I was being sarcastic. You cannot compare the running times of a horse with a human being.
I never compared humans to horses. I compared horses from 1920 to horses today. Since we're talking about humans from that era and comparing them to today, I thought that would be a good place to start. After all, training methods have improved for humans and horses, and horses are specifically bred for speed while humans aren't specifically bred for much of anything. The Kentucky Derby is run on the same course today as it was in 1920, so again, I ask once more - how many of today's modern runners are running in leather shoes on cinder tracks, as Jesse Owens did?
You are trying to say that horses ran just as fast years ago than horses today
I'm not "trying" to say anything. The facts are the facts. "Old Rosebud", the 1914 winner, ran essentially the same time as "Giacomo" this year - half-a-second seperates them over 90 years of training and breeding.
That has absoluletly nothing to do with how humans have, and will continue to get bigger.
Explain to us why this is so. As dempseyfire noted, a few scant generations of haphazard breeding aren't enough for any evolutionary pressure on size to take effect.
Have a look at the times swimmers finish races compared to 50 years ago, they are much much faster today.
Indeed, I'm a former competative swimmer. What can you tell us about the swimming techniques practiced during, say, Johnny Weissmuller's era and today? The front crawl wasn't even a competition stroke until Jim Jeffries was heavyweight champion of the world, with the butterfly stroke first entering competition in 1936! Imagine that - the basic "dolphin kick" not even in practice during Joe Louis's early career! And you're surprised that these brand-new techniques were improved on soon after they debuted? Wowie!
What was the average weight of a top 10 heavyweight in 1950? At a guess I'd say 13-14 stone, maybe slightly higher, maybe not.
What is the average weight of a top 10 heavyweight today? At a guess about 16-17 stone, maybe slightly higher, maybe not.
Bigger doesn't equate to better. Bob Fitzsimmons was knocking out 6'6 brawlers when he weighed 160lbs. Do you think Mike Tyson at 240lb was a better fighter than Mike Tyson at 215? Was Fred Fulton at 6'4 and 220lbs a more dangerous fighter than Jack Dempsey at 6'1 and 187? If size conferred such an advantage you'd expect to see it most clearly when your average heavyweight was around 190lb, would you not?
So what does that tell you then? People today are naturally bigger.

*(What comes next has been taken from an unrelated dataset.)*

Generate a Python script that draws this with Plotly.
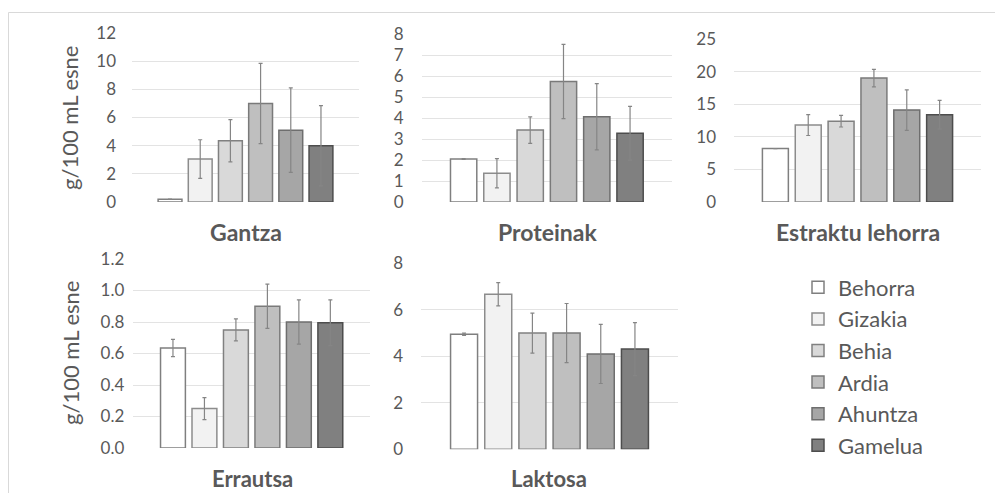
import plotly.graph_objects as go

# ---------------- data ----------------
species = ["Behorra", "Gizakia", "Behia", "Ardia", "Ahuntza", "Gamelua"]
fill_colors = ["#FFFFFF", "#F2F2F2", "#D9D9D9", "#BFBFBF", "#A6A6A6", "#808080"]
line_colors = ["#7F7F7F", "#8C8C8C", "#808080", "#7A7A7A", "#6E6E6E", "#4D4D4D"]

panel_titles = ["Gantza", "Proteinak", "Estraktu lehorra", "Errautsa", "Laktosa"]
y_title = "g/100 mL esne"

gantza = [0.2, 3.05, 4.35, 7.0, 5.1, 4.0]
gantza_err = [0.0, 1.37, 1.5, 2.85, 3.0, 2.85]
proteinak = [2.05, 1.37, 3.43, 5.75, 4.07, 3.28]
proteinak_err = [0.02, 0.7, 0.63, 1.77, 1.58, 1.28]
estraktu = [8.2, 11.8, 12.4, 19.0, 14.1, 13.4]
estraktu_err = [0.0, 1.6, 0.9, 1.35, 3.1, 2.2]
errautsa = [0.635, 0.25, 0.75, 0.90, 0.80, 0.795]
errautsa_err = [0.055, 0.07, 0.07, 0.14, 0.14, 0.145]
laktosa = [4.95, 6.67, 5.0, 5.0, 4.1, 4.31]
laktosa_err = [0.05, 0.5, 0.86, 1.27, 1.27, 1.14]

panel_values = [gantza, proteinak, estraktu, errautsa, laktosa]
panel_errors = [gantza_err, proteinak_err, estraktu_err, errautsa_err, laktosa_err]
y_ranges = [[0, 12], [0, 8], [0, 25], [0, 1.2], [0, 8]]
y_dticks = [2, 1, 5, 0.2, 2]
y_formats = ["d", "d", "d", ".1f", "d"]

# ---------------- layout geometry (page pixels) ----------------
PAGE_W, PAGE_H = 1003, 493
OFF = 8  # default page body margin
W, H = PAGE_W - OFF, PAGE_H - OFF
FONT = "Lato, 'Open Sans', sans-serif"
TXT = "#595959"
# (left, right, top, bottom) of each plot area, in page pixels
boxes = [
    (132, 359, 33, 202),
    (421.7, 672, 34.3, 202),
    (734, 981, 39, 202),
    (133.3, 370, 259, 448),
    (421, 678, 263.3, 449.3),
]
standoffs = [15, 17, 17, 8, 17]
title_pos = [(246, 232), (547.5, 232), (857.5, 232), (252.5, 478), (549, 478)]
title_sizes = [23, 23, 23, 22, 22]
ytitle_pos = [(70, 118), (70, 353)]


def px(x):
    return (x - OFF) / W


def py(y):
    return 1 - (y - OFF) / H


fig = go.Figure()

for p in range(5):
    ax = "" if p == 0 else str(p + 1)
    for i, sp in enumerate(species):
        fig.add_trace(go.Bar(
            x=[sp], y=[panel_values[p][i]],
            name=sp, legendgroup=sp, showlegend=(p == 0),
            width=0.79,
            marker=dict(color=fill_colors[i], line=dict(color=line_colors[i], width=1.5)),
            error_y=dict(type="data", array=[panel_errors[p][i]], visible=True,
                         color="#858585", thickness=1.2, width=2),
            xaxis="x" + ax, yaxis="y" + ax,
            hovertemplate=panel_titles[p] + "<br>%{x}: %{y}<extra></extra>",
        ))

layout = dict(
    width=W, height=H, autosize=False,
    margin=dict(l=0, r=0, t=0, b=0, pad=0, autoexpand=False),
    paper_bgcolor="white", plot_bgcolor="white",
    barmode="overlay",
    font=dict(family=FONT, color=TXT),
    showlegend=True,
    legend=dict(
        x=px(798), y=py(266.5), xanchor="left", yanchor="top",
        font=dict(size=22, color=TXT, family=FONT),
        traceorder="grouped", tracegroupgap=0,
        bgcolor="rgba(0,0,0,0)", itemwidth=30,
    ),
)

for p in range(5):
    l, r, t, b = boxes[p]
    key = "" if p == 0 else str(p + 1)
    layout["xaxis" + key] = dict(
        domain=[px(l), px(r)], anchor="y" + key,
        type="category", categoryorder="array", categoryarray=species,
        range=[-1.26, 6.26], showticklabels=False, showgrid=False,
        zeroline=False, showline=False, ticks="", fixedrange=True, automargin=False,
    )
    layout["yaxis" + key] = dict(
        domain=[py(b), py(t)], anchor="x" + key,
        range=y_ranges[p], dtick=y_dticks[p], tick0=0, tickformat=y_formats[p],
        showgrid=True, gridcolor="#E3E3E3", gridwidth=1,
        zeroline=False, showline=False, ticks="",
        ticklabelstandoff=standoffs[p], automargin=False,
        tickfont=dict(size=17, color=TXT, family=FONT), fixedrange=True,
    )

annotations = []
for p in range(5):
    x, y = title_pos[p]
    annotations.append(dict(
        x=px(x), y=py(y), xref="paper", yref="paper", showarrow=False,
        text="<b>" + panel_titles[p] + "</b>", xanchor="center", yanchor="middle",
        borderpad=0,
        font=dict(size=title_sizes[p], color=TXT, family=FONT),
    ))
for (x, y) in ytitle_pos:
    annotations.append(dict(
        x=px(x), y=py(y), xref="paper", yref="paper", showarrow=False,
        text=y_title, textangle=-90, xanchor="center", yanchor="middle",
        font=dict(size=22, color=TXT, family=FONT),
    ))
layout["annotations"] = annotations

layout["shapes"] = [
    dict(type="line", xref="paper", yref="paper", x0=px(8.5), x1=1.0, y0=py(12.5), y1=py(12.5),
         line=dict(color="#D9D9D9", width=1)),
    dict(type="line", xref="paper", yref="paper", x0=px(8.5), x1=px(8.5), y0=py(12.5), y1=0.0,
         line=dict(color="#D9D9D9", width=1)),
]

fig.update_layout(**layout)
fig.write_html("out.html")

"Naturally" has nothing to do with it. Better medicine and nutrition prevent diseases which stunt growth and bring up the overall average (seen anyone with rickets lately?) but I still don't see any evidence that this tiny increase in average size, which you yourself quote as being a mere INCH in height, improves the quality of a fighter.
"Average adult Americans are about one inch taller, but nearly a whopping 25 pounds heavier than they were in 1960, according to a new report from the Centers for Disease Control and Prevention (CDC). The bad news, says CDC is that average BMI (body mass index, a weight-for-height formula used to measure obesity) has increased among adults from approximately 25 in 1960 to 28 in 2002."
People are fatter - that's your strongest evidence here. Of course many elite athletes are juiced to the gill with steroids, but that's another story for another thread. I'm pretty sure carrying around that extra bulk won't improve a fighter's ability to compete for a mere 15 rounds, to say nothing of the 20+ rounders of the early era.